#### [Task goal]
Repeat, exactly and completely, the material that follows. Omit the pictures.
Start of Stored data
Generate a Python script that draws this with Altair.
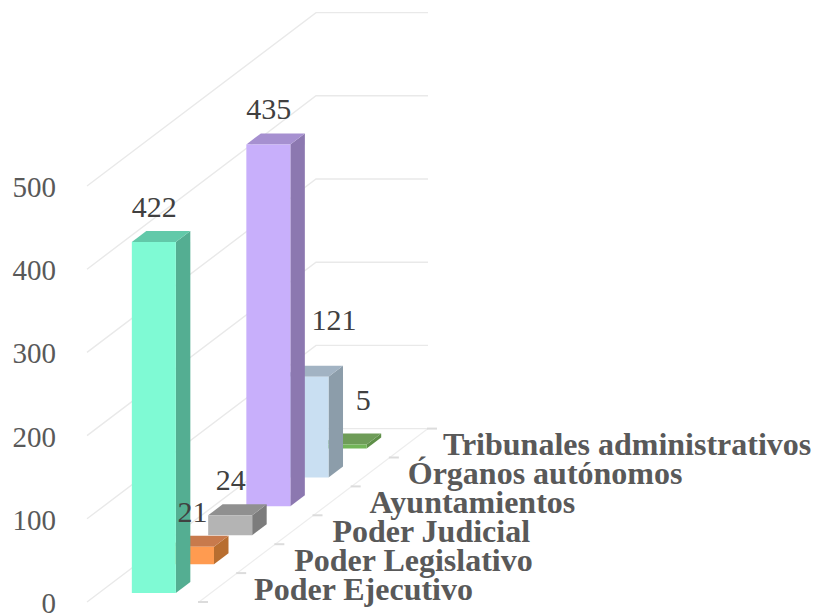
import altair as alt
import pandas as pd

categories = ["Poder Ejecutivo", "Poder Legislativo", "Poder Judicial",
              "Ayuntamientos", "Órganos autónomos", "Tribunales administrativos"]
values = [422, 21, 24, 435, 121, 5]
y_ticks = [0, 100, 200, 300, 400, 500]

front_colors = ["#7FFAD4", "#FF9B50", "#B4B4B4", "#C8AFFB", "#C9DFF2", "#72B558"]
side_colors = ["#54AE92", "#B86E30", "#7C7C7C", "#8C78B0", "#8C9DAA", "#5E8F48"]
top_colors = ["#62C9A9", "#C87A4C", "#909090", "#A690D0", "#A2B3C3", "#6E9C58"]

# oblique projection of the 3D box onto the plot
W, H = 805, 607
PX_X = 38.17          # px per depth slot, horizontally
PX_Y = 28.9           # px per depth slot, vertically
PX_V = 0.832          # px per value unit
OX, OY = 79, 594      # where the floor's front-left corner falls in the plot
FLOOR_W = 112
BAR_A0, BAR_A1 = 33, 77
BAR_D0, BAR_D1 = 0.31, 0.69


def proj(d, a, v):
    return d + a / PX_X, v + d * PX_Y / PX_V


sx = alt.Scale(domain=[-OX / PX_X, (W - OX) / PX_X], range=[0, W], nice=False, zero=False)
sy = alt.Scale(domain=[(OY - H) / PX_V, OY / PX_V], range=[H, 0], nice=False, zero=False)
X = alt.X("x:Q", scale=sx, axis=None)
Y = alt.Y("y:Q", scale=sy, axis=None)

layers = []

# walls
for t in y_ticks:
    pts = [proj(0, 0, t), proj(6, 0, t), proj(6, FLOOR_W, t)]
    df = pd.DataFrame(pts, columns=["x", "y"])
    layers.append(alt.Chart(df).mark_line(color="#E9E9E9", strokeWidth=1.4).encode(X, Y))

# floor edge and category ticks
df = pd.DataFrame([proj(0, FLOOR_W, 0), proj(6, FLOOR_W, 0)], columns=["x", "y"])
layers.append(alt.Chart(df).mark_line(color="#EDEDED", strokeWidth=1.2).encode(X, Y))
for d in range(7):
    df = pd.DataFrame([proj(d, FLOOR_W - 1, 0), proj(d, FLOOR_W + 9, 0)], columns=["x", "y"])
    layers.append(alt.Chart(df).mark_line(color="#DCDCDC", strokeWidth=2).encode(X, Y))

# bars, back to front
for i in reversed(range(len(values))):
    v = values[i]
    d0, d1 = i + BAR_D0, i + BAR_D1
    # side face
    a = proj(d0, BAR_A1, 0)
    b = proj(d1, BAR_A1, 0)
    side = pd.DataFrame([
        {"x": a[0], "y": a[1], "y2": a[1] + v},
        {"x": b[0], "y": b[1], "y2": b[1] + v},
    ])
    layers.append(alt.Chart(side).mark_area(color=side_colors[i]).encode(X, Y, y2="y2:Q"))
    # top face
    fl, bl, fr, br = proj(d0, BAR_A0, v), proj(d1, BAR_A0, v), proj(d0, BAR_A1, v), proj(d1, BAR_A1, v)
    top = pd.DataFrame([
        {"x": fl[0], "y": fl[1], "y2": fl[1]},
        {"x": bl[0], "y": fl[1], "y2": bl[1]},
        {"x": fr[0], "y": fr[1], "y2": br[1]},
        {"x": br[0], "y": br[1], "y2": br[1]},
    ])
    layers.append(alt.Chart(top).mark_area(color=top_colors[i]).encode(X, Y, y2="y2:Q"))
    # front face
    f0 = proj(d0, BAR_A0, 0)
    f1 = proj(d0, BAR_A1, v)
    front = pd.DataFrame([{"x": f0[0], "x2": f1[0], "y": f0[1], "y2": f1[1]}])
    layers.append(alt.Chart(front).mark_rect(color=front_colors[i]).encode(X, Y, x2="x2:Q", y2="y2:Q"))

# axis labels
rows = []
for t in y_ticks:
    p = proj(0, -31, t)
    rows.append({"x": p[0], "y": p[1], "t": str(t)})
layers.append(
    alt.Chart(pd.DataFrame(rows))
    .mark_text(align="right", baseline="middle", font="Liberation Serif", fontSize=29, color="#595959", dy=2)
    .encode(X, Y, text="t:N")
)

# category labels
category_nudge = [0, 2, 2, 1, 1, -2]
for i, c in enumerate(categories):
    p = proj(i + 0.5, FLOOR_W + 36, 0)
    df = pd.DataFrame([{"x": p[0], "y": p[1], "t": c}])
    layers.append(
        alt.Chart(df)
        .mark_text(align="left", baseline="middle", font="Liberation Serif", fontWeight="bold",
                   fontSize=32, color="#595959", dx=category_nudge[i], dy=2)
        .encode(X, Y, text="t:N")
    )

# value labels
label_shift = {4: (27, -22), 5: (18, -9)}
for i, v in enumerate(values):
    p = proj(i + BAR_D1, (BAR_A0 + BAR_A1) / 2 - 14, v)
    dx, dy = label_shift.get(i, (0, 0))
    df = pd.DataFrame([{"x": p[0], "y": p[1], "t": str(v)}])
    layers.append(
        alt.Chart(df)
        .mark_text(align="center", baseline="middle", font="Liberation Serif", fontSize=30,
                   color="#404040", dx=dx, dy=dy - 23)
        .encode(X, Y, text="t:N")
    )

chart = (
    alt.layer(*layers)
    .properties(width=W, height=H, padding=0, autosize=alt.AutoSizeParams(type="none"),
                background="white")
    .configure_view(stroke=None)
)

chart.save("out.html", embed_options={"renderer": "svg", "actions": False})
End of Stored data
#### [Output of the task]
Generate a Python script that draws this with Altair.
import altair as alt
import pandas as pd

categories = ["Poder Ejecutivo", "Poder Legislativo", "Poder Judicial",
              "Ayuntamientos", "Órganos autónomos", "Tribunales administrativos"]
values = [422, 21, 24, 435, 121, 5]
y_ticks = [0, 100, 200, 300, 400, 500]

front_colors = ["#7FFAD4", "#FF9B50", "#B4B4B4", "#C8AFFB", "#C9DFF2", "#72B558"]
side_colors = ["#54AE92", "#B86E30", "#7C7C7C", "#8C78B0", "#8C9DAA", "#5E8F48"]
top_colors = ["#62C9A9", "#C87A4C", "#909090", "#A690D0", "#A2B3C3", "#6E9C58"]

# oblique projection of the 3D box onto the plot
W, H = 805, 607
PX_X = 38.17          # px per depth slot, horizontally
PX_Y = 28.9           # px per depth slot, vertically
PX_V = 0.832          # px per value unit
OX, OY = 79, 594      # where the floor's front-left corner falls in the plot
FLOOR_W = 112
BAR_A0, BAR_A1 = 33, 77
BAR_D0, BAR_D1 = 0.31, 0.69


def proj(d, a, v):
    return d + a / PX_X, v + d * PX_Y / PX_V


sx = alt.Scale(domain=[-OX / PX_X, (W - OX) / PX_X], range=[0, W], nice=False, zero=False)
sy = alt.Scale(domain=[(OY - H) / PX_V, OY / PX_V], range=[H, 0], nice=False, zero=False)
X = alt.X("x:Q", scale=sx, axis=None)
Y = alt.Y("y:Q", scale=sy, axis=None)

layers = []

# walls
for t in y_ticks:
    pts = [proj(0, 0, t), proj(6, 0, t), proj(6, FLOOR_W, t)]
    df = pd.DataFrame(pts, columns=["x", "y"])
    layers.append(alt.Chart(df).mark_line(color="#E9E9E9", strokeWidth=1.4).encode(X, Y))

# floor edge and category ticks
df = pd.DataFrame([proj(0, FLOOR_W, 0), proj(6, FLOOR_W, 0)], columns=["x", "y"])
layers.append(alt.Chart(df).mark_line(color="#EDEDED", strokeWidth=1.2).encode(X, Y))
for d in range(7):
    df = pd.DataFrame([proj(d, FLOOR_W - 1, 0), proj(d, FLOOR_W + 9, 0)], columns=["x", "y"])
    layers.append(alt.Chart(df).mark_line(color="#DCDCDC", strokeWidth=2).encode(X, Y))

# bars, back to front
for i in reversed(range(len(values))):
    v = values[i]
    d0, d1 = i + BAR_D0, i + BAR_D1
    # side face
    a = proj(d0, BAR_A1, 0)
    b = proj(d1, BAR_A1, 0)
    side = pd.DataFrame([
        {"x": a[0], "y": a[1], "y2": a[1] + v},
        {"x": b[0], "y": b[1], "y2": b[1] + v},
    ])
    layers.append(alt.Chart(side).mark_area(color=side_colors[i]).encode(X, Y, y2="y2:Q"))
    # top face
    fl, bl, fr, br = proj(d0, BAR_A0, v), proj(d1, BAR_A0, v), proj(d0, BAR_A1, v), proj(d1, BAR_A1, v)
    top = pd.DataFrame([
        {"x": fl[0], "y": fl[1], "y2": fl[1]},
        {"x": bl[0], "y": fl[1], "y2": bl[1]},
        {"x": fr[0], "y": fr[1], "y2": br[1]},
        {"x": br[0], "y": br[1], "y2": br[1]},
    ])
    layers.append(alt.Chart(top).mark_area(color=top_colors[i]).encode(X, Y, y2="y2:Q"))
    # front face
    f0 = proj(d0, BAR_A0, 0)
    f1 = proj(d0, BAR_A1, v)
    front = pd.DataFrame([{"x": f0[0], "x2": f1[0], "y": f0[1], "y2": f1[1]}])
    layers.append(alt.Chart(front).mark_rect(color=front_colors[i]).encode(X, Y, x2="x2:Q", y2="y2:Q"))

# axis labels
rows = []
for t in y_ticks:
    p = proj(0, -31, t)
    rows.append({"x": p[0], "y": p[1], "t": str(t)})
layers.append(
    alt.Chart(pd.DataFrame(rows))
    .mark_text(align="right", baseline="middle", font="Liberation Serif", fontSize=29, color="#595959", dy=2)
    .encode(X, Y, text="t:N")
)

# category labels
category_nudge = [0, 2, 2, 1, 1, -2]
for i, c in enumerate(categories):
    p = proj(i + 0.5, FLOOR_W + 36, 0)
    df = pd.DataFrame([{"x": p[0], "y": p[1], "t": c}])
    layers.append(
        alt.Chart(df)
        .mark_text(align="left", baseline="middle", font="Liberation Serif", fontWeight="bold",
                   fontSize=32, color="#595959", dx=category_nudge[i], dy=2)
        .encode(X, Y, text="t:N")
    )

# value labels
label_shift = {4: (27, -22), 5: (18, -9)}
for i, v in enumerate(values):
    p = proj(i + BAR_D1, (BAR_A0 + BAR_A1) / 2 - 14, v)
    dx, dy = label_shift.get(i, (0, 0))
    df = pd.DataFrame([{"x": p[0], "y": p[1], "t": str(v)}])
    layers.append(
        alt.Chart(df)
        .mark_text(align="center", baseline="middle", font="Liberation Serif", fontSize=30,
                   color="#404040", dx=dx, dy=dy - 23)
        .encode(X, Y, text="t:N")
    )

chart = (
    alt.layer(*layers)
    .properties(width=W, height=H, padding=0, autosize=alt.AutoSizeParams(type="none"),
                background="white")
    .configure_view(stroke=None)
)

chart.save("out.html", embed_options={"renderer": "svg", "actions": False})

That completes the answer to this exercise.